Catalyst integration: photoredox plus a partner

Many of the most consequential recent advances couple the photoredox cycle to a second catalytic cycle that supplies the bond-forming selectivity. Harrison et al. (2024) introduce photoenzymatic asymmetric hydroamination: a flavin-dependent ene-reductase, when photoexcited under visible light, generates a key α-amino radical inside its chiral active site, which then adds across an alkene with enantiocontrol set by the protein scaffold. Conventional small-molecule photoredox catalysts give the right reactivity but the wrong stereoselectivity; the enzyme contributes the stereochemical recognition without supplying the open-shell chemistry on its own. Schmitz et al. (2024) attack the same integration problem from the other direction, fusing two chromophores into a Coulombic dyad held together by electrostatic rather than covalent bonds: the dyad enables sequential energy transfer and electron transfer through the same catalyst architecture, so the user does not have to optimise two separate photocatalysts whose photophysics interfere. Together the two papers map the design space of multi-catalyst photoredox: combine the chromophore with a partner (enzyme, organocatalyst, transition metal, or a second chromophore) that contributes orthogonal selectivity, and engineer their physical proximity so that the unstable radical intermediate finds its productive partner before it diffuses away.
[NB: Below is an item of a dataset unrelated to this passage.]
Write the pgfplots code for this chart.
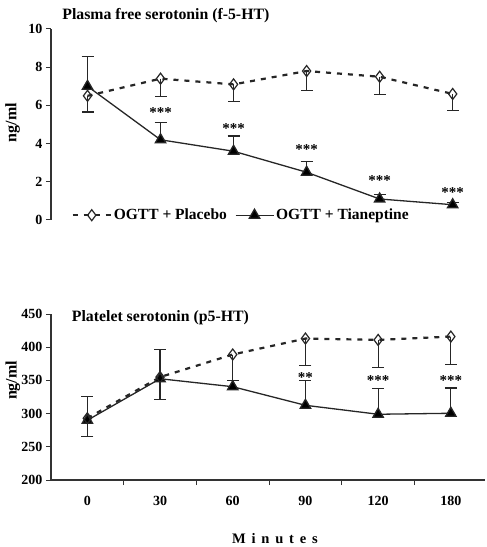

Mechanism resolution and divergent synthesis

A persistent weakness of photoredox methodology has been the difficulty of telling which mechanism is operating: many proposed cycles fit the observed kinetics equally well. Horsewill et al. (2023) attack this directly by isolating the intermediate radical anions in a complex photoredox transformation and characterising them spectroscopically, thereby distinguishing a single-electron-transfer pathway from a competing energy-transfer pathway that would have predicted the same product distribution. The methodological lesson — trap and characterise the radical intermediate rather than inferring it from product distributions — has reshaped how new photoredox cycles are validated. Andrews et al. (2023) demonstrate the synthetic payoff once a mechanism is understood: their carboxylate-to-sulfinamide switching protocol uses a single photoredox cycle to deliver either sulfonamides or sulfonyl fluorides from a common decarboxylative intermediate, with the product class selected by a downstream trapping reagent rather than by re-engineering the photocatalyst. The result is a divergent synthesis in which the same photocatalytic step services multiple target families, and it illustrates how mechanistic clarity translates into modular synthetic platforms. Open methodological questions remain across all four axes: how far can the redox window of earth-abundant photocatalysts be pushed before excited-state decomposition wins, how reliably can multi-catalyst systems be designed in silico, and how transferable are mechanistic conclusions between solvent regimes and substrate classes?